6 comments on “Stop Forthwith Chinese Workers Influx Into Kenya To Save Our Jumbos!

  1. Fellas,

    The Daily Nation does not allow its pictures/cartoons any more to be copy-pasted onto other blogs. The media censorship is here with us if I am right!

    I tried to copy-paste the toons on ‘blogs & opinion’ about Uhuru and the poaching biz without success from the Daily Nation new-look website.

    May be the Admin wants to try it too? [** Noted: Thanks for the heads up *** – Blog Admin]

    Here is the useless link:

    I am getting mad every fuacking day about Kenya!!!


  2. Chinese woman nabbed at JKIA with 6.9kg of ivory worth Sh1.2million


    Nairobi, Kenya: A Chinese woman was Wednesday night arrested at the Jomo Kenyatta International Airport (JKIA) with 6.9 kilos of ivory disguised as macadamia nuts valued at Sh1.2 million.

    The middle-aged woman was scheduled to travel to Hong Kong when police and other security officials stumbled on the ivory.

    Airport CID boss Joseph Ngisa said the woman is expected in court Wednesday.

    “We are trying to establish to know where she stayed and if there are more ivory,” said Ngisa.

    There is growing concern in Kenya over rising levels of poaching.

    So far, 190 elephants and 35 rhinos have been lost to poachers since the beginning of this year.

    The latest incident of poaching was reported last Friday at the Nairobi National Park a day after the government formed a special unit of security officers to boost the fight against wildlife poaching.

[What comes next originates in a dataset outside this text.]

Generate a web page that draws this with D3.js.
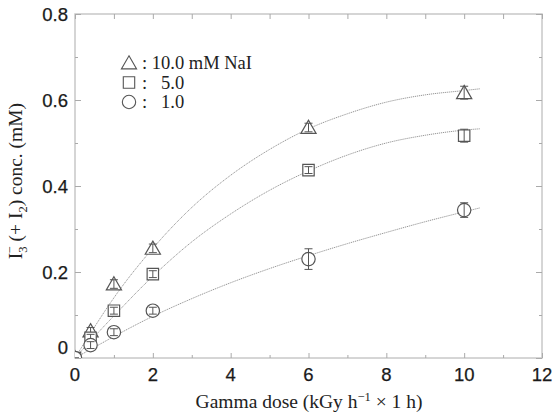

  3. China is finishing wildlife all over Africa, especially for ivory and rhino horn. Unfortunately we don’t care because (a) we actually think China is giving us something even though they are just taking and giving us a little from the proceeds of what they take, (b) the big people in Kenya are heavily involved and this has been the case from Kenyattas time when Mama Ngina led the operations, (c) the sad truth is that even though we make a lot of money and employ people for tourism, the majority of Kenyans don’t care and prefer to focus attention on tribal politics.

    One day we will wake up and realize that in truth the Chinese are even worse than old colonialists.


    • John & Others,

      I think blaming the Chinese for the poaching is not fair. The huge appetite they have for Ivory and Rhino horns is terrible for a country like Kenya but the poachers are Kenyans and their mercenary allies. Since every elephant can only offer two tusks they are killing hundreds to fill one container. The network of poachers is deep inside the power base and the police force. They are just harvesting the stuff with ease.

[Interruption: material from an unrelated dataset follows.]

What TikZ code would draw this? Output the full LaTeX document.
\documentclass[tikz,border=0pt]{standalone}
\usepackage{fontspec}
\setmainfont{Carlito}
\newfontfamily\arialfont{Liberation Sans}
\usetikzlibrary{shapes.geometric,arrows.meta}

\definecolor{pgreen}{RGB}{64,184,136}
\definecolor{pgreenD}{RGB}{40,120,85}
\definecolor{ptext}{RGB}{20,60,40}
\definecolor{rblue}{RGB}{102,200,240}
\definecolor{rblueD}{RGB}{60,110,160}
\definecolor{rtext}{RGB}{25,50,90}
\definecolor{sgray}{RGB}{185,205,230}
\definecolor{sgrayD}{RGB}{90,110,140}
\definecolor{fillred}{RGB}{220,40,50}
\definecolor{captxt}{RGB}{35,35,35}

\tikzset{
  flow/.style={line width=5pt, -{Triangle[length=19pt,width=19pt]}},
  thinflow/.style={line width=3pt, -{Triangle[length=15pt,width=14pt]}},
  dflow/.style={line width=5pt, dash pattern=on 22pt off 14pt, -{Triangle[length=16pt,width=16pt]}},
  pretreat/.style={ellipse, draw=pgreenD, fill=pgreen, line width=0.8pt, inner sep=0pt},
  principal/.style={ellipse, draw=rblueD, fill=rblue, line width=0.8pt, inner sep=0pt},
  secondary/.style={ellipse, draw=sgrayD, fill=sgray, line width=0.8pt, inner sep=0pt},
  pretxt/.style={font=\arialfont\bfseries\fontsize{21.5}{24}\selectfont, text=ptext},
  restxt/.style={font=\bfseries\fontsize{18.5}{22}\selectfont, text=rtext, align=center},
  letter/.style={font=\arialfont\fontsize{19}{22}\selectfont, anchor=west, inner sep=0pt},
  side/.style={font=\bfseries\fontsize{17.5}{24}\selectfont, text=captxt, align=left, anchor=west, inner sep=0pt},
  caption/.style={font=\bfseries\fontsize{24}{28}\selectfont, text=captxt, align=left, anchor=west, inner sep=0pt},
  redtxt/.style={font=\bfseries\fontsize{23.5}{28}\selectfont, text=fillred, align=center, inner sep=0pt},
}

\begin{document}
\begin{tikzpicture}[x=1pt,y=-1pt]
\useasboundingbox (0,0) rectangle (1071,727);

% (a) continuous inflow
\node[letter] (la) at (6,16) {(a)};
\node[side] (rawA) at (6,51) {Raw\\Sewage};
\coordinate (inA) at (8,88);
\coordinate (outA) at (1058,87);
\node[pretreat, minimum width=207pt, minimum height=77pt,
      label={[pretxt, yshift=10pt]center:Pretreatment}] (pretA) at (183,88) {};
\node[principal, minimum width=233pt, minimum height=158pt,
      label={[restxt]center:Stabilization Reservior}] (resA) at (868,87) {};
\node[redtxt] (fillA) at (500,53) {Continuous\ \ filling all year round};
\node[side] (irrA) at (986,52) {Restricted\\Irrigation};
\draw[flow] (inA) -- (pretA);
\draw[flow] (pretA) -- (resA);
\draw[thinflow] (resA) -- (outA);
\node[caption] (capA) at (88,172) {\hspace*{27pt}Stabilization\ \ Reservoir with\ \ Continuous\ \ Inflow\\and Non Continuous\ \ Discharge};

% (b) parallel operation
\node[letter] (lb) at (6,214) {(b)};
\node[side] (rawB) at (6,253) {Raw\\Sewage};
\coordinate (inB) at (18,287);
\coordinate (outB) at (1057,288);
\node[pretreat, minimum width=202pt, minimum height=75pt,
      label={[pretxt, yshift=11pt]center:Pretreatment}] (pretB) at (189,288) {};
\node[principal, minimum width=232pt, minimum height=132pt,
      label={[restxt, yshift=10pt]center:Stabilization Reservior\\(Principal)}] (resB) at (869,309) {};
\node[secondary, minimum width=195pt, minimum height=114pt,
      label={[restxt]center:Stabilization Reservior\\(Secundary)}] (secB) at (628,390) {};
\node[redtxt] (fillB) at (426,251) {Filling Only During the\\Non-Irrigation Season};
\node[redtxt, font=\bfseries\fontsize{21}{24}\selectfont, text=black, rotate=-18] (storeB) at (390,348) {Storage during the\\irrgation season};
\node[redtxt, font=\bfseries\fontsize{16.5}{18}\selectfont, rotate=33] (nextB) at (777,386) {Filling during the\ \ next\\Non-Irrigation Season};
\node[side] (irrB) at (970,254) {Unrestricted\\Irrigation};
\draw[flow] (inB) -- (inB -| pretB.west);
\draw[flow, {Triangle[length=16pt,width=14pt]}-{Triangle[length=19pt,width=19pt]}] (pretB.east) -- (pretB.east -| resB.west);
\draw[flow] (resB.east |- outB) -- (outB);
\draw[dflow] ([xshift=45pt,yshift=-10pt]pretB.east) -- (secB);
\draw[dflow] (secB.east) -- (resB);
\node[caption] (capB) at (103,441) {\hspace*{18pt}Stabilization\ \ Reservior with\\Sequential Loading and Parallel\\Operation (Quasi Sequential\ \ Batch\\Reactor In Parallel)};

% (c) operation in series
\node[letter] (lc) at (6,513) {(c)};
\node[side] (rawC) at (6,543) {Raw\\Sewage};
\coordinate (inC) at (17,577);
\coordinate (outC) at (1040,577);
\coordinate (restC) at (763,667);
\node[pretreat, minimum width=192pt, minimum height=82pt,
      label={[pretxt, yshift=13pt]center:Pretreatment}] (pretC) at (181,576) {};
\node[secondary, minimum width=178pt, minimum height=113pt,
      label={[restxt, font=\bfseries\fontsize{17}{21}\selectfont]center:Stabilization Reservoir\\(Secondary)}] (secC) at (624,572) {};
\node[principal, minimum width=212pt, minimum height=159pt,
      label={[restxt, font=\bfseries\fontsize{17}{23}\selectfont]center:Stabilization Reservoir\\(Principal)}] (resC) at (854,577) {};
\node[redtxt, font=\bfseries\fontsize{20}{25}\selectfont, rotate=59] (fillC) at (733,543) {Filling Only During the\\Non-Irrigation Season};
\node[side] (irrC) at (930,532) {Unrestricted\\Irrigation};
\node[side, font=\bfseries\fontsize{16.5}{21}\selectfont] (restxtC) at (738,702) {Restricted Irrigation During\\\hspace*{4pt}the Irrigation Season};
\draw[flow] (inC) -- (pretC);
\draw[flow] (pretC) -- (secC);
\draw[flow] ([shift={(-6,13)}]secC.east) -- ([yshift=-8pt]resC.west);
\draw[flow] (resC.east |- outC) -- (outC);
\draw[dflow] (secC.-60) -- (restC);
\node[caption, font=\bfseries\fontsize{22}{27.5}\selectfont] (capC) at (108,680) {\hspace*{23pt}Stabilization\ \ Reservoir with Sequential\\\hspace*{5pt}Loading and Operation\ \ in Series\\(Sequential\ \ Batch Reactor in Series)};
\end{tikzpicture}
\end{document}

      The part where the Chinese are eating Kenyans alive are these new “Turn East” gimmick. I saw a deal in Moi University where the same Chinese firm has been allocated billions to do construction work. In one case they had to withdraw a deal already signed by a different company because the Chinese group offering the loan to build demanded that all the work be done by Chinese companies.

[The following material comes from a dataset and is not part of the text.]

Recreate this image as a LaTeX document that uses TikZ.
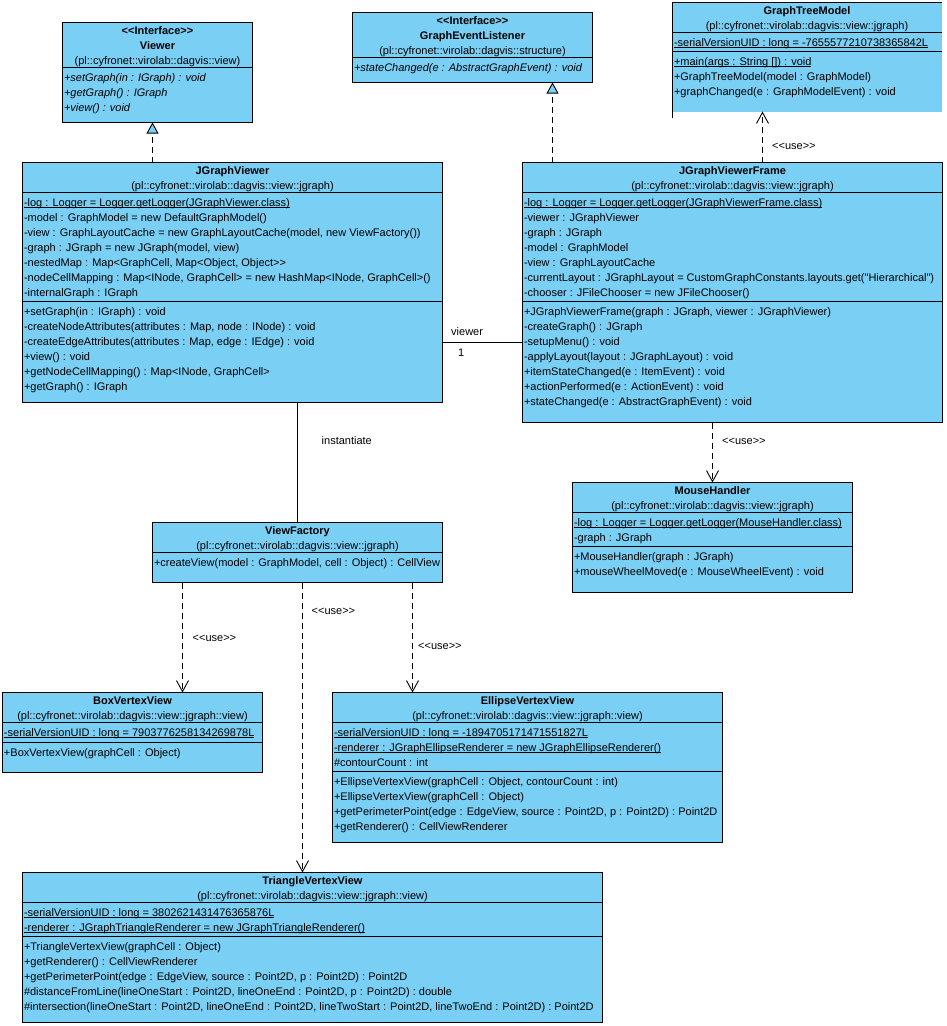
\documentclass[tikz,border=0pt]{standalone}
\usepackage{fontspec}
\setmainfont{Liberation Sans}[Ligatures={TeXOff,CommonOff}]
\usetikzlibrary{arrows.meta}
\definecolor{classblue}{RGB}{122,207,245}
\newcommand\ulx[1]{\setbox0=\hbox{#1}\rlap{\rule[-1.7pt]{\wd0}{0.75pt}}\box0}
\begin{document}
\begin{tikzpicture}[x=1pt,y=-1pt,
  every node/.style={font=\fontsize{11}{13}\selectfont},
  cbox/.style={draw=black, line width=1pt, fill=classblue, anchor=north west, inner sep=0pt, outer sep=0pt, rectangle},
  ln/.style={anchor=base west, inner sep=0pt, outer sep=0pt},
  hd/.style={anchor=base, inner sep=0pt, outer sep=0pt},
  sepl/.style={line width=1pt},
  dep/.style={line width=0.9pt, dash pattern=on 6pt off 4pt},
  real/.style={dep, -{Triangle[length=11pt,width=12pt,fill=classblue,line width=0.9pt]}},
  use/.style={dep, -{Straight Barb[length=11pt,width=12pt,line width=0.9pt]}},
  lbl/.style={anchor=base west, inner sep=0pt},
  solidc/.style={line width=1pt},
]
\useasboundingbox (0,0) rectangle (946,1026);

%% ---------------- Viewer
\node[cbox, minimum width=190pt, minimum height=100pt] (viewer) at (62.5,22.5) {};
\draw[sepl] (62.5,67.5) -- (252.5,67.5);
\node[hd] (viewer-st) at (157.5,34.5) {\textbf{<{}<Interface>{}>}};
\node[hd] (viewer-nm) at (157.5,49.5) {\textbf{Viewer}};
\node[hd] (viewer-pk) at (157.5,64.5) {(pl::cyfronet::virolab::dagvis::view)};
\node[ln] (viewer-o1) at (64,81.5) {\textit{+setGraph(in : IGraph) : void}};
\node[ln] (viewer-o2) at (64,96.5) {\textit{+getGraph() : IGraph}};
\node[ln] (viewer-o3) at (64,111.5) {\textit{+view() : void}};

%% ---------------- GraphEventListener
\node[cbox, minimum width=240pt, minimum height=70pt] (gel) at (352.5,12.5) {};
\draw[sepl] (352.5,57.5) -- (592.5,57.5);
\node[hd] (gel-st) at (472.5,24.5) {\textbf{<{}<Interface>{}>}};
\node[hd] (gel-nm) at (472.5,39.5) {\textbf{GraphEventListener}};
\node[hd] (gel-pk) at (472.5,54.5) {(pl::cyfronet::virolab::dagvis::structure)};
\node[ln] (gel-o1) at (354,71.5) {\textit{+stateChanged(e : AbstractGraphEvent) : void}};

%% ---------------- GraphTreeModel (cut at the border)
\node[cbox, draw=none, minimum width=269.5pt, minimum height=109pt] (gtm) at (672.5,2.5) {};
\draw[sepl] (672.5,118) -- (672.5,2.5) -- (942,2.5);
\draw[sepl] (672.5,32.5) -- (942,32.5);
\draw[sepl] (672.5,51) -- (942,51);
\node[hd] (gtm-nm) at (807,14.5) {\textbf{GraphTreeModel}};
\node[hd] (gtm-pk) at (807,29.5) {(pl::cyfronet::virolab::dagvis::view::jgraph)};
\node[ln] (gtm-a1) at (674,46.5) {\ulx{-serialVersionUID : long = -7655577210738365842L}};
\node[ln] (gtm-o1) at (674,65.5) {\ulx{+main(args : String []) : void}};
\node[ln] (gtm-o2) at (674,80.5) {+GraphTreeModel(model : GraphModel)};
\node[ln] (gtm-o3) at (674,95.5) {+graphChanged(e : GraphModelEvent) : void};

%% ---------------- JGraphViewer
\node[cbox, minimum width=420pt, minimum height=240pt] (jgv) at (22.5,162.5) {};
\draw[sepl] (22.5,192.5) -- (442.5,192.5);
\draw[sepl] (22.5,301) -- (442.5,301);
\node[hd] (jgv-nm) at (232.5,174.5) {\textbf{JGraphViewer}};
\node[hd] (jgv-pk) at (232.5,189.5) {(pl::cyfronet::virolab::dagvis::view::jgraph)};
\node[ln] (jgv-a1) at (24,206.5) {\ulx{-log : Logger = Logger.getLogger(JGraphViewer.class)}};
\node[ln] (jgv-a2) at (24,221.5) {-model : GraphModel = new DefaultGraphModel()};
\node[ln] (jgv-a3) at (24,236.5) {-view : GraphLayoutCache = new GraphLayoutCache(model, new ViewFactory())};
\node[ln] (jgv-a4) at (24,251.5) {-graph : JGraph = new JGraph(model, view)};
\node[ln] (jgv-a5) at (24,266.5) {-nestedMap : Map<GraphCell, Map<Object, Object>{}>};
\node[ln] (jgv-a6) at (24,281.5) {-nodeCellMapping : Map<INode, GraphCell> = new HashMap<INode, GraphCell>()};
\node[ln] (jgv-a7) at (24,296.5) {-internalGraph : IGraph};
\node[ln] (jgv-o1) at (24,315) {+setGraph(in : IGraph) : void};
\node[ln] (jgv-o2) at (24,330) {-createNodeAttributes(attributes : Map, node : INode) : void};
\node[ln] (jgv-o3) at (24,345) {-createEdgeAttributes(attributes : Map, edge : IEdge) : void};
\node[ln] (jgv-o4) at (24,360) {+view() : void};
\node[ln] (jgv-o5) at (24,375) {+getNodeCellMapping() : Map<INode, GraphCell>};
\node[ln] (jgv-o6) at (24,390) {+getGraph() : IGraph};

%% ---------------- JGraphViewerFrame
\node[cbox, minimum width=420pt, minimum height=260pt] (jgvf) at (522.5,162.5) {};
\draw[sepl] (522.5,192.5) -- (942.5,192.5);
\draw[sepl] (522.5,301) -- (942.5,301);
\node[hd] (jgvf-nm) at (732.5,174.5) {\textbf{JGraphViewerFrame}};
\node[hd] (jgvf-pk) at (732.5,189.5) {(pl::cyfronet::virolab::dagvis::view::jgraph)};
\node[ln] (jgvf-a1) at (524,206.5) {\ulx{-log : Logger = Logger.getLogger(JGraphViewerFrame.class)}};
\node[ln] (jgvf-a2) at (524,221.5) {-viewer : JGraphViewer};
\node[ln] (jgvf-a3) at (524,236.5) {-graph : JGraph};
\node[ln] (jgvf-a4) at (524,251.5) {-model : GraphModel};
\node[ln] (jgvf-a5) at (524,266.5) {-view : GraphLayoutCache};
\node[ln] (jgvf-a6) at (524,281.5) {-currentLayout : JGraphLayout = CustomGraphConstants.layouts.get("Hierarchical")};
\node[ln] (jgvf-a7) at (524,296.5) {-chooser : JFileChooser = new JFileChooser()};
\node[ln] (jgvf-o1) at (524,315) {+JGraphViewerFrame(graph : JGraph, viewer : JGraphViewer)};
\node[ln] (jgvf-o2) at (524,330) {-createGraph() : JGraph};
\node[ln] (jgvf-o3) at (524,345) {-setupMenu() : void};
\node[ln] (jgvf-o4) at (524,360) {-applyLayout(layout : JGraphLayout) : void};
\node[ln] (jgvf-o5) at (524,375) {+itemStateChanged(e : ItemEvent) : void};
\node[ln] (jgvf-o6) at (524,390) {+actionPerformed(e : ActionEvent) : void};
\node[ln] (jgvf-o7) at (524,405) {+stateChanged(e : AbstractGraphEvent) : void};

%% ---------------- MouseHandler
\node[cbox, minimum width=280pt, minimum height=110pt] (mh) at (572.5,482.5) {};
\draw[sepl] (572.5,512.5) -- (852.5,512.5);
\draw[sepl] (572.5,546) -- (852.5,546);
\node[hd] (mh-nm) at (712.5,494.5) {\textbf{MouseHandler}};
\node[hd] (mh-pk) at (712.5,509.5) {(pl::cyfronet::virolab::dagvis::view::jgraph)};
\node[ln] (mh-a1) at (574,526.5) {\ulx{-log : Logger = Logger.getLogger(MouseHandler.class)}};
\node[ln] (mh-a2) at (574,541.5) {-graph : JGraph};
\node[ln] (mh-o1) at (574,560) {+MouseHandler(graph : JGraph)};
\node[ln] (mh-o2) at (574,575) {+mouseWheelMoved(e : MouseWheelEvent) : void};

%% ---------------- ViewFactory
\node[cbox, minimum width=290pt, minimum height=60pt] (vf) at (152.5,522.5) {};
\draw[sepl] (152.5,552.5) -- (442.5,552.5);
\node[hd] (vf-nm) at (297.5,534.5) {\textbf{ViewFactory}};
\node[hd] (vf-pk) at (297.5,549.5) {(pl::cyfronet::virolab::dagvis::view::jgraph)};
\node[ln] (vf-o1) at (154,566.5) {+createView(model : GraphModel, cell : Object) : CellView};

%% ---------------- BoxVertexView
\node[cbox, minimum width=260pt, minimum height=80pt] (bvv) at (2.5,692.5) {};
\draw[sepl] (2.5,722.5) -- (262.5,722.5);
\draw[sepl] (2.5,742.5) -- (262.5,742.5);
\node[hd] (bvv-nm) at (132.5,704.5) {\textbf{BoxVertexView}};
\node[hd] (bvv-pk) at (132.5,719.5) {(pl::cyfronet::virolab::dagvis::view::jgraph::view)};
\node[ln] (bvv-a1) at (4,736.5) {\ulx{-serialVersionUID : long = 7903776258134269878L}};
\node[ln] (bvv-o1) at (4,756) {+BoxVertexView(graphCell : Object)};

%% ---------------- EllipseVertexView
\node[cbox, minimum width=390pt, minimum height=150pt] (evv) at (332.5,692.5) {};
\draw[sepl] (332.5,722.5) -- (722.5,722.5);
\draw[sepl] (332.5,771) -- (722.5,771);
\node[hd] (evv-nm) at (527.5,704.5) {\textbf{EllipseVertexView}};
\node[hd] (evv-pk) at (527.5,719.5) {(pl::cyfronet::virolab::dagvis::view::jgraph::view)};
\node[ln] (evv-a1) at (334,736.5) {\ulx{-serialVersionUID : long = -1894705171471551827L}};
\node[ln] (evv-a2) at (334,751.5) {\ulx{-renderer : JGraphEllipseRenderer = new JGraphEllipseRenderer()}};
\node[ln] (evv-a3) at (334,766.5) {\#contourCount : int};
\node[ln] (evv-o1) at (334,785) {+EllipseVertexView(graphCell : Object, contourCount : int)};
\node[ln] (evv-o2) at (334,800) {+EllipseVertexView(graphCell : Object)};
\node[ln] (evv-o3) at (334,815) {+getPerimeterPoint(edge : EdgeView, source : Point2D, p : Point2D) : Point2D};
\node[ln] (evv-o4) at (334,830) {+getRenderer() : CellViewRenderer};

%% ---------------- TriangleVertexView
\node[cbox, minimum width=580pt, minimum height=150pt] (tvv) at (22.5,872.5) {};
\draw[sepl] (22.5,902.5) -- (602.5,902.5);
\draw[sepl] (22.5,936.5) -- (602.5,936.5);
\node[hd] (tvv-nm) at (312.5,884.5) {\textbf{TriangleVertexView}};
\node[hd] (tvv-pk) at (312.5,899.5) {(pl::cyfronet::virolab::dagvis::view::jgraph::view)};
\node[ln] (tvv-a1) at (24,916.5) {\ulx{-serialVersionUID : long = 3802621431476365876L}};
\node[ln] (tvv-a2) at (24,931.5) {\ulx{-renderer : JGraphTriangleRenderer = new JGraphTriangleRenderer()}};
\node[ln] (tvv-o1) at (24,950.5) {+TriangleVertexView(graphCell : Object)};
\node[ln] (tvv-o2) at (24,965.5) {+getRenderer() : CellViewRenderer};
\node[ln] (tvv-o3) at (24,980.5) {+getPerimeterPoint(edge : EdgeView, source : Point2D, p : Point2D) : Point2D};
\node[ln] (tvv-o4) at (24,995.5) {\#distanceFromLine(lineOneStart : Point2D, lineOneEnd : Point2D, p : Point2D) : double};
\node[ln] (tvv-o5) at (24,1010.5) {\#intersection(lineOneStart : Point2D, lineOneEnd : Point2D, lineTwoStart : Point2D, lineTwoEnd : Point2D) : Point2D};

%% ---------------- Connectors
% realizations
\draw[real] (152.5,0 |- jgv.north) -- (152.5,0 |- viewer.south);
\draw[real] (552.5,0 |- jgvf.north) -- (552.5,0 |- gel.south);
% use dependencies
\draw[use] (762.5,0 |- jgvf.north) -- (762.5,0 |- gtm.south);
\node[lbl] (l-use1) at (772,149) {<{}<use>{}>};
\draw[use] (712.5,0 |- jgvf.south) -- (712.5,0 |- mh.north);
\node[lbl] (l-use2) at (722,444.5) {<{}<use>{}>};
\draw[use] (182.5,0 |- vf.south) -- (182.5,0 |- bvv.north);
\node[lbl] (l-use3) at (192.5,641.5) {<{}<use>{}>};
\draw[use] (302.5,0 |- vf.south) -- (302.5,0 |- tvv.north);
\node[lbl] (l-use4) at (311.5,614.5) {<{}<use>{}>};
\draw[use] (412.5,0 |- vf.south) -- (412.5,0 |- evv.north);
\node[lbl] (l-use5) at (418,649) {<{}<use>{}>};
% association
\draw[solidc] (jgv.east |- 0,342.5) -- (jgvf.west |- 0,342.5);
\node[lbl] (l-viewer) at (451,335.5) {viewer};
\node[lbl] (l-one) at (458,356) {1};
% instantiate
\draw[solidc] (297.5,0 |- jgv.south) -- (297.5,0 |- vf.north);
\node[lbl] (l-inst) at (321.5,444) {instantiate};
\end{tikzpicture}
\end{document}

      The big gig in town now is to be a broker for Chinese companies and help them harvest contracts and get massive kick backs.

      The one area where this whole Chinese thing is a killer is that Chinese contractors employ Chinese ctizens to do all the work. The government has bent backward to accomodate that. So even though Kenya has endless supply of drivers, mechanics, labourers etc, all these have to be imported from China. Construction is one of the biggest creators of jobs in any economy. In Kenya that is not allowed under the new Chinese doctorine. That is a killer for our jobless youth.

      In a proper system the government should actually legislate provisions to force those who get construction projects to employ local folks and only bring people with skills not available.

      So the Chinese fund the projects (through loans) and get all the money back by employing their own citizens then the Kenyan taxpayer is on the hook for decades. Now wait for the Chinese firms with their local brokers to invade the mineral mining business.


  4. This is nonsense! China must go and now!!

    China to help fund anti-poaching war

    China has pledged to fund Kenya’s efforts to curb wildlife poaching.

    Speaking at a meeting with the Cabinet Secretary for Environment, Water and Natural Resources, Prof Judi Wakhungu, Chinese ambassador to Kenya Liu Guangyuan said his country would give Kenya a grant, which he did not specify, to protect the elephant, rhino and other endangered species.

    The pledge comes in the wake of renewed efforts by the Kenyan authorities to totally eradicate poaching.

    The government has already formed a special unit to fight the menace, with China, the United States and UK among the countries funding it.

    Last week, First Lady Margaret Kenyatta launched the “Hands off Elephants” campaign to spearhead the protection of elephants.

    Speaking during the meeting with Prof Wakhungu, the Chinese envoy urged Kenya to strengthen wildlife conservation measures and severely punish poachers.

    China’s anti-poaching laws are some of the most stringent in the world, with offenders often getting life imprisonment.

    Expressing Kenya’s wish to join hands with other nations in combating illegal ivory and rhino horn trade, Prof Wakhungu praised China for its consistent measures and actions towards the enforcement of wildlife conservation laws.

    The Kenya Wildlife Service says Kenya lost 384 elephants and 29 rhino to poachers last year alone. This year, 190 elephants and 34 rhinos have been killed.

    Last month, a huge consignment of ivory was impounded in Mombasa.

    The ivory, weighing 3.3 metric tonnes and valued at Sh65 million, was concealed in gunny sacks and declared as groundnuts bound for Malaysia.

    The consignment comprised 382 whole pieces and 62 cut pieces of ivory.

    The seizure came barely two months after customs officials in the United Arab Emirates seized 259 pieces of ivory shipped from Mombasa.